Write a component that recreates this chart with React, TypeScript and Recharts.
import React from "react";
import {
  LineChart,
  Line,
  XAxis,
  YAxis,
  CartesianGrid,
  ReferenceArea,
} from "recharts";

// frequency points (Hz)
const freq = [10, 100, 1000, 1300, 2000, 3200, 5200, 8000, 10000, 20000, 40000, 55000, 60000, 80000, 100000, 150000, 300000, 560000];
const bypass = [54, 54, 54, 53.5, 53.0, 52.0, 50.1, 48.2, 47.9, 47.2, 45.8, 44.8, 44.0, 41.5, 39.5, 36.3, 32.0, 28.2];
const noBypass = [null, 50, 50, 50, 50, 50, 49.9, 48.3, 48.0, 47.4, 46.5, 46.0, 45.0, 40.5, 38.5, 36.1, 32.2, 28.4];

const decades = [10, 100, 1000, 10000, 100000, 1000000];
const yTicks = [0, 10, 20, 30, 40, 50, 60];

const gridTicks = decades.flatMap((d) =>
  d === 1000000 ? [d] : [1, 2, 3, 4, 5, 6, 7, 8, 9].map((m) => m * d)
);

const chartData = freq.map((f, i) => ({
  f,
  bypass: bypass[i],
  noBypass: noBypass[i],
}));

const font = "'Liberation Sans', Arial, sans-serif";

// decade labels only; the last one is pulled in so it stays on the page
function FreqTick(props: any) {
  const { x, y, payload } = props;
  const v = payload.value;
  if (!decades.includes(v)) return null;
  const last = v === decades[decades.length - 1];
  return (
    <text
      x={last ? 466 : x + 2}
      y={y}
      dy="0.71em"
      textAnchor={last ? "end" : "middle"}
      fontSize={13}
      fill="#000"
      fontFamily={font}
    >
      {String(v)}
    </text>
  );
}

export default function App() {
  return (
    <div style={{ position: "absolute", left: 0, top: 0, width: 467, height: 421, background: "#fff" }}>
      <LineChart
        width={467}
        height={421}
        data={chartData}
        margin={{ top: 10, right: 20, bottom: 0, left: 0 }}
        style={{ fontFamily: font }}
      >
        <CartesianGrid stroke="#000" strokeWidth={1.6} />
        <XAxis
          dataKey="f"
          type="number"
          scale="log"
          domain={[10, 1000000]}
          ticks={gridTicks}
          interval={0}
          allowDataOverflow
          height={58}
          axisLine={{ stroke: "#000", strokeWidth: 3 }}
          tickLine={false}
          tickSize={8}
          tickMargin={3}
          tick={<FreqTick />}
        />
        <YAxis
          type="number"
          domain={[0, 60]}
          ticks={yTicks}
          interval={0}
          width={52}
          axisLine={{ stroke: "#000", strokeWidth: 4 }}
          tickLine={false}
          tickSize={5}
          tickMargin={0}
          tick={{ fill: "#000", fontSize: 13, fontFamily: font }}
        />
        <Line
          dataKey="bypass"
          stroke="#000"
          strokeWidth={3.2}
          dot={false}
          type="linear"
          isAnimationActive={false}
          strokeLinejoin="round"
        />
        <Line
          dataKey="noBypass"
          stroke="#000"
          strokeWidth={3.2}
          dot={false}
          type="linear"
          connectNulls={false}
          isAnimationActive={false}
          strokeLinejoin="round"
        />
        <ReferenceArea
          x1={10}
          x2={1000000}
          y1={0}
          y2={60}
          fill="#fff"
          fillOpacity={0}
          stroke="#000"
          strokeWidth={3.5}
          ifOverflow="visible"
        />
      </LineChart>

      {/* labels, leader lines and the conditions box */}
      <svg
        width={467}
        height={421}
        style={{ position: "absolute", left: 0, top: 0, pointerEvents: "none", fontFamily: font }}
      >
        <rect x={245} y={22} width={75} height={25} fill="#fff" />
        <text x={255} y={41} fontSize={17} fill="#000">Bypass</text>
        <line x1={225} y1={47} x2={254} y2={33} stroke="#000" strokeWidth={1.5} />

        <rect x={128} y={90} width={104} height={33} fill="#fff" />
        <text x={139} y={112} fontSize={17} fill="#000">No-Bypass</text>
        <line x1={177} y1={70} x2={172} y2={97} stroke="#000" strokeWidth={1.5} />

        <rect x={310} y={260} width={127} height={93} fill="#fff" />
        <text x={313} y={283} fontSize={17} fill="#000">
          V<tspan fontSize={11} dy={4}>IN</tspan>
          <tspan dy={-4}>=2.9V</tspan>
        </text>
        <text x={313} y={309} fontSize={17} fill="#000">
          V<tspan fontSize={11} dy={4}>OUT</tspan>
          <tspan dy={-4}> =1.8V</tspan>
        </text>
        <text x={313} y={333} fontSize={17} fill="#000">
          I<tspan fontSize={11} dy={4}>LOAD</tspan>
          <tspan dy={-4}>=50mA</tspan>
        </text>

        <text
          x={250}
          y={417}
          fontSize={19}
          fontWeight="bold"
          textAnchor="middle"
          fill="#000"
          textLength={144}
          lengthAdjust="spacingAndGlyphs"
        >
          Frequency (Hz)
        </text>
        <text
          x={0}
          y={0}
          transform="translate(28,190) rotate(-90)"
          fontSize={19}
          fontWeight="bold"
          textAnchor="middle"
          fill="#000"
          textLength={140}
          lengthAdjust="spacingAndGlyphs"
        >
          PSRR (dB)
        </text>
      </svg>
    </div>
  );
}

____________

Copy all of the data. Keep every word exactly as it is.

FULL RESPONSE
Write a component that recreates this chart with React, TypeScript and Recharts.
import React from "react";
import {
  LineChart,
  Line,
  XAxis,
  YAxis,
  CartesianGrid,
  ReferenceArea,
} from "recharts";

// frequency points (Hz)
const freq = [10, 100, 1000, 1300, 2000, 3200, 5200, 8000, 10000, 20000, 40000, 55000, 60000, 80000, 100000, 150000, 300000, 560000];
const bypass = [54, 54, 54, 53.5, 53.0, 52.0, 50.1, 48.2, 47.9, 47.2, 45.8, 44.8, 44.0, 41.5, 39.5, 36.3, 32.0, 28.2];
const noBypass = [null, 50, 50, 50, 50, 50, 49.9, 48.3, 48.0, 47.4, 46.5, 46.0, 45.0, 40.5, 38.5, 36.1, 32.2, 28.4];

const decades = [10, 100, 1000, 10000, 100000, 1000000];
const yTicks = [0, 10, 20, 30, 40, 50, 60];

const gridTicks = decades.flatMap((d) =>
  d === 1000000 ? [d] : [1, 2, 3, 4, 5, 6, 7, 8, 9].map((m) => m * d)
);

const chartData = freq.map((f, i) => ({
  f,
  bypass: bypass[i],
  noBypass: noBypass[i],
}));

const font = "'Liberation Sans', Arial, sans-serif";

// decade labels only; the last one is pulled in so it stays on the page
function FreqTick(props: any) {
  const { x, y, payload } = props;
  const v = payload.value;
  if (!decades.includes(v)) return null;
  const last = v === decades[decades.length - 1];
  return (
    <text
      x={last ? 466 : x + 2}
      y={y}
      dy="0.71em"
      textAnchor={last ? "end" : "middle"}
      fontSize={13}
      fill="#000"
      fontFamily={font}
    >
      {String(v)}
    </text>
  );
}

export default function App() {
  return (
    <div style={{ position: "absolute", left: 0, top: 0, width: 467, height: 421, background: "#fff" }}>
      <LineChart
        width={467}
        height={421}
        data={chartData}
        margin={{ top: 10, right: 20, bottom: 0, left: 0 }}
        style={{ fontFamily: font }}
      >
        <CartesianGrid stroke="#000" strokeWidth={1.6} />
        <XAxis
          dataKey="f"
          type="number"
          scale="log"
          domain={[10, 1000000]}
          ticks={gridTicks}
          interval={0}
          allowDataOverflow
          height={58}
          axisLine={{ stroke: "#000", strokeWidth: 3 }}
          tickLine={false}
          tickSize={8}
          tickMargin={3}
          tick={<FreqTick />}
        />
        <YAxis
          type="number"
          domain={[0, 60]}
          ticks={yTicks}
          interval={0}
          width={52}
          axisLine={{ stroke: "#000", strokeWidth: 4 }}
          tickLine={false}
          tickSize={5}
          tickMargin={0}
          tick={{ fill: "#000", fontSize: 13, fontFamily: font }}
        />
        <Line
          dataKey="bypass"
          stroke="#000"
          strokeWidth={3.2}
          dot={false}
          type="linear"
          isAnimationActive={false}
          strokeLinejoin="round"
        />
        <Line
          dataKey="noBypass"
          stroke="#000"
          strokeWidth={3.2}
          dot={false}
          type="linear"
          connectNulls={false}
          isAnimationActive={false}
          strokeLinejoin="round"
        />
        <ReferenceArea
          x1={10}
          x2={1000000}
          y1={0}
          y2={60}
          fill="#fff"
          fillOpacity={0}
          stroke="#000"
          strokeWidth={3.5}
          ifOverflow="visible"
        />
      </LineChart>

      {/* labels, leader lines and the conditions box */}
      <svg
        width={467}
        height={421}
        style={{ position: "absolute", left: 0, top: 0, pointerEvents: "none", fontFamily: font }}
      >
        <rect x={245} y={22} width={75} height={25} fill="#fff" />
        <text x={255} y={41} fontSize={17} fill="#000">Bypass</text>
        <line x1={225} y1={47} x2={254} y2={33} stroke="#000" strokeWidth={1.5} />

        <rect x={128} y={90} width={104} height={33} fill="#fff" />
        <text x={139} y={112} fontSize={17} fill="#000">No-Bypass</text>
        <line x1={177} y1={70} x2={172} y2={97} stroke="#000" strokeWidth={1.5} />

        <rect x={310} y={260} width={127} height={93} fill="#fff" />
        <text x={313} y={283} fontSize={17} fill="#000">
          V<tspan fontSize={11} dy={4}>IN</tspan>
          <tspan dy={-4}>=2.9V</tspan>
        </text>
        <text x={313} y={309} fontSize={17} fill="#000">
          V<tspan fontSize={11} dy={4}>OUT</tspan>
          <tspan dy={-4}> =1.8V</tspan>
        </text>
        <text x={313} y={333} fontSize={17} fill="#000">
          I<tspan fontSize={11} dy={4}>LOAD</tspan>
          <tspan dy={-4}>=50mA</tspan>
        </text>

        <text
          x={250}
          y={417}
          fontSize={19}
          fontWeight="bold"
          textAnchor="middle"
          fill="#000"
          textLength={144}
          lengthAdjust="spacingAndGlyphs"
        >
          Frequency (Hz)
        </text>
        <text
          x={0}
          y={0}
          transform="translate(28,190) rotate(-90)"
          fontSize={19}
          fontWeight="bold"
          textAnchor="middle"
          fill="#000"
          textLength={140}
          lengthAdjust="spacingAndGlyphs"
        >
          PSRR (dB)
        </text>
      </svg>
    </div>
  );
}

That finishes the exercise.